Given request -
From the entries below, gather each line containing the word "standalone".

Material provided -
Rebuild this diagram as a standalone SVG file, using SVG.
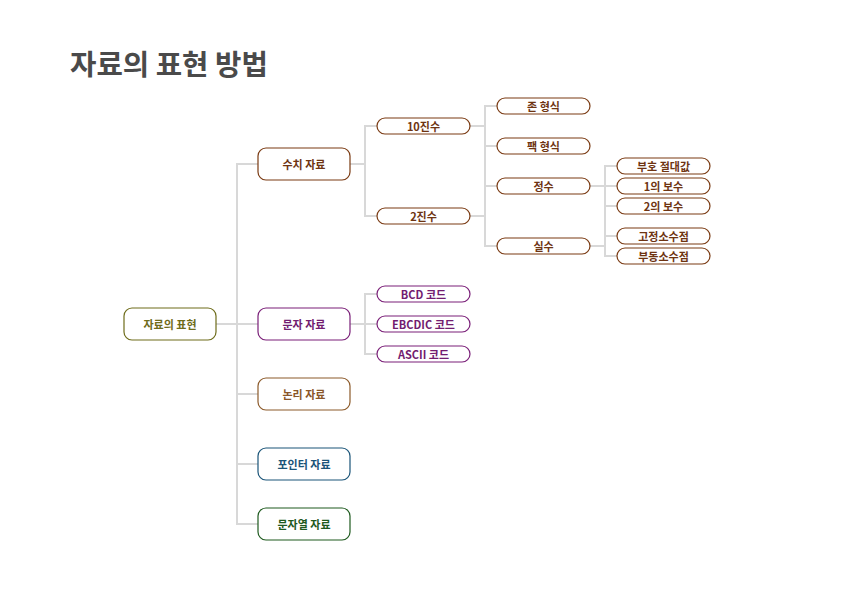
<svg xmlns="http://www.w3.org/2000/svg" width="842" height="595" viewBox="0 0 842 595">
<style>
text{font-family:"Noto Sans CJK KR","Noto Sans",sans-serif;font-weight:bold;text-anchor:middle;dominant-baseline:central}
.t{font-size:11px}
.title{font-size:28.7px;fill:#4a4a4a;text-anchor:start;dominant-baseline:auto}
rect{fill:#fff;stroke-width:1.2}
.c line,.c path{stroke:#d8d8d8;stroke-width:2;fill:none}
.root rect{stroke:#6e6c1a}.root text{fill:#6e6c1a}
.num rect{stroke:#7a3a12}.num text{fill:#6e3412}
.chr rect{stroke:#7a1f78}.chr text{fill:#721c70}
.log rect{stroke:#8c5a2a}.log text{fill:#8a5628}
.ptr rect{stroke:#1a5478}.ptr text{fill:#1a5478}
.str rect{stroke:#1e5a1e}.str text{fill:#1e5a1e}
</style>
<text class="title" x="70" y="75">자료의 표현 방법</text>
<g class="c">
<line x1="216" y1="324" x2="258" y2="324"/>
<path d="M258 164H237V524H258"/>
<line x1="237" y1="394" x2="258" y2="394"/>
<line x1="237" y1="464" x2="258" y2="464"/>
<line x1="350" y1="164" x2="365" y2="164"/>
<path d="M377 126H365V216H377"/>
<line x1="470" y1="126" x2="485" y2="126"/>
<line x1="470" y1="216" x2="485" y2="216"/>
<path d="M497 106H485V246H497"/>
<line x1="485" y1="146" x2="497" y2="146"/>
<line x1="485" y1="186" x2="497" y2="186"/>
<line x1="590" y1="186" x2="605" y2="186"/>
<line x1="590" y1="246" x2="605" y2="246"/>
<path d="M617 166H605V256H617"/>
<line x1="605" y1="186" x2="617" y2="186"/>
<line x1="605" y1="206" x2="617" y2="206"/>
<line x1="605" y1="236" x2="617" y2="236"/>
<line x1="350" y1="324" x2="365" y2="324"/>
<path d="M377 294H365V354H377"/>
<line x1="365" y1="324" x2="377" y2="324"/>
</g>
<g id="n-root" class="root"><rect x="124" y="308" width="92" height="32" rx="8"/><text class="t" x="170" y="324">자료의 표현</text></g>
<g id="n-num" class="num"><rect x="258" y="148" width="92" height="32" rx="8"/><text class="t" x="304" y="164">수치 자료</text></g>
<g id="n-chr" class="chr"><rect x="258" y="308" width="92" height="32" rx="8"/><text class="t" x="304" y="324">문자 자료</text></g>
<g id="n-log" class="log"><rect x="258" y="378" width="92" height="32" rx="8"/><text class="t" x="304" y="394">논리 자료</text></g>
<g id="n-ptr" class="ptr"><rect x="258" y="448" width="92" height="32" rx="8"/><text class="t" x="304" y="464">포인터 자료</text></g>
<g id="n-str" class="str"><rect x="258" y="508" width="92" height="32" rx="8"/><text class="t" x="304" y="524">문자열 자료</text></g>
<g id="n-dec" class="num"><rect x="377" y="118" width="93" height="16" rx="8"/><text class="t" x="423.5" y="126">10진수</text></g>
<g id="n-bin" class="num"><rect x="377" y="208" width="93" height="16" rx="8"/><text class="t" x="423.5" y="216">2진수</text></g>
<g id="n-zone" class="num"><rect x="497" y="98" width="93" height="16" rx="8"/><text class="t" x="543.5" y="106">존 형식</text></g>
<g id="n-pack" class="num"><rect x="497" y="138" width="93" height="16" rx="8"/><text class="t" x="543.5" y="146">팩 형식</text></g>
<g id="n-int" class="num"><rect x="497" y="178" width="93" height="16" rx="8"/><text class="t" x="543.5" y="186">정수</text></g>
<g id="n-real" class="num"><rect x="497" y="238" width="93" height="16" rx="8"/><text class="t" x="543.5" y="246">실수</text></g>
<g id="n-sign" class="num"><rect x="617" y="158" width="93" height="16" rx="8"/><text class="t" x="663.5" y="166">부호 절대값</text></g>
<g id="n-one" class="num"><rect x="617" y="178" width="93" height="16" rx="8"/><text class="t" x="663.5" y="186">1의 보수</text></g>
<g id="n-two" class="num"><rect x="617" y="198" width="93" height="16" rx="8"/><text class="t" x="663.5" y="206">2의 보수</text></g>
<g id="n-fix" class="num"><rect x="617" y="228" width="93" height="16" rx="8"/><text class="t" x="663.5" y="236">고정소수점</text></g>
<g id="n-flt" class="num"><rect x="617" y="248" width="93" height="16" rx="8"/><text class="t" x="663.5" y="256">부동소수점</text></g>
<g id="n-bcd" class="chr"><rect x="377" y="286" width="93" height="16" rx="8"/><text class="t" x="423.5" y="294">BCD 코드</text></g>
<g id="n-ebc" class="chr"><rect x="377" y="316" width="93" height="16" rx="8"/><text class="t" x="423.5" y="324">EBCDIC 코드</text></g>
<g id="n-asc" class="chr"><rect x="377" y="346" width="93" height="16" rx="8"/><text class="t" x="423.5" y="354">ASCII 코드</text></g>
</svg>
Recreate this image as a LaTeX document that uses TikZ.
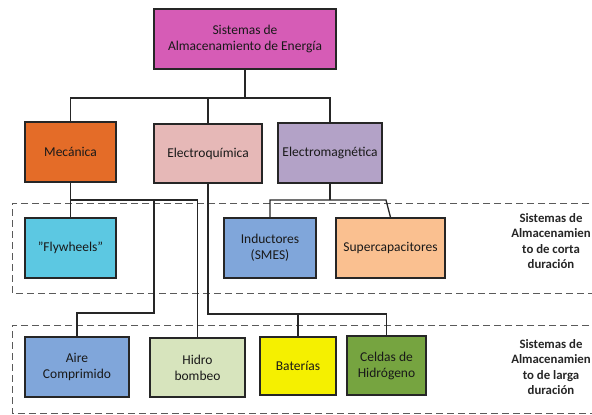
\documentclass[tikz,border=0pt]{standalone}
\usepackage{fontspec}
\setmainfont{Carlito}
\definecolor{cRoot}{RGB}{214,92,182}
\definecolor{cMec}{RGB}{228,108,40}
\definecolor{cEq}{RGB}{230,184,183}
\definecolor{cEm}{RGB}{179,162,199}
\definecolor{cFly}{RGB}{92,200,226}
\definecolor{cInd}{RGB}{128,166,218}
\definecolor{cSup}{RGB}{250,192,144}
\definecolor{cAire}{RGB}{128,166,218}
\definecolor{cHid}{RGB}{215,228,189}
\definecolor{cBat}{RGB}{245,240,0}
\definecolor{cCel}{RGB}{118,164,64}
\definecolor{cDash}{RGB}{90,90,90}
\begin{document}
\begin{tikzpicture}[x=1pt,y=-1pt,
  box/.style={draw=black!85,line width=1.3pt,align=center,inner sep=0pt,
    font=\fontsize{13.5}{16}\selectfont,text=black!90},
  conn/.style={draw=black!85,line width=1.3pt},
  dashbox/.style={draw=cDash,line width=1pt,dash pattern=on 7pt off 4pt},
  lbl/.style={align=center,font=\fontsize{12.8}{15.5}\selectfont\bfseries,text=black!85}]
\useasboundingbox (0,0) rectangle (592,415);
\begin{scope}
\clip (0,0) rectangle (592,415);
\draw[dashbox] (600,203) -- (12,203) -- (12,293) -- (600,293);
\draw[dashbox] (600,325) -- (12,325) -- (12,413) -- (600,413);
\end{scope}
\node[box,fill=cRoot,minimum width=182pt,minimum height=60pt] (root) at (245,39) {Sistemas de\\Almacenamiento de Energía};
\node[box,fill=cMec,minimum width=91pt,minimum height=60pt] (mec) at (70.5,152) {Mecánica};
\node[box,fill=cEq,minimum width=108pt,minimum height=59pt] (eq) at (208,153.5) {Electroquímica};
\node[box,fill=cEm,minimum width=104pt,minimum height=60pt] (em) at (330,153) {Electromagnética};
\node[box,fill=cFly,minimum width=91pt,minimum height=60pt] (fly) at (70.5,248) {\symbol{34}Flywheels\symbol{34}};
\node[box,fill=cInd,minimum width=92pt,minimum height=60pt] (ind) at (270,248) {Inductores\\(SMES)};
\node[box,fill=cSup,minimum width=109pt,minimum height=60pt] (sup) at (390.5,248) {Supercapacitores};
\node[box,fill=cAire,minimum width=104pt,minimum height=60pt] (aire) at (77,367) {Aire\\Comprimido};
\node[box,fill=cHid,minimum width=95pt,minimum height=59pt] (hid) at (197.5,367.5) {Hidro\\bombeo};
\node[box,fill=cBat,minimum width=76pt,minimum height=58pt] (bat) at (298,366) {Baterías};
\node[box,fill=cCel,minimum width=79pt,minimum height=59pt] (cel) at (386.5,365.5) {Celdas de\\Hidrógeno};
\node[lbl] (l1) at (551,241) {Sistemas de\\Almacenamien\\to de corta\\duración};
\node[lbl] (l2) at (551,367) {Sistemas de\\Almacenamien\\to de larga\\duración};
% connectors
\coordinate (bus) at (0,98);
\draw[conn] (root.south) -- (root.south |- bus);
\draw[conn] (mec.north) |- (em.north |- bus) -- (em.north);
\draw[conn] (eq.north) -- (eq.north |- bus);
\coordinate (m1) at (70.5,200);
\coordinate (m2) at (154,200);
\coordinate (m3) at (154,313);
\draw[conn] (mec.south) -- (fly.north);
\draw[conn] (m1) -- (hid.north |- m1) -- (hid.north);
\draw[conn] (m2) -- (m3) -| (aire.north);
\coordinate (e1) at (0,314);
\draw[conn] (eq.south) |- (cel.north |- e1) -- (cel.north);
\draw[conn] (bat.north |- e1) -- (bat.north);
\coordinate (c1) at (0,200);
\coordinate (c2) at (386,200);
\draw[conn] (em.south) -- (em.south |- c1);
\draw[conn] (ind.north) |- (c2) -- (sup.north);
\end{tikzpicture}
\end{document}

Written answer -
Rebuild this diagram as a standalone SVG file, using SVG.
\documentclass[tikz,border=0pt]{standalone}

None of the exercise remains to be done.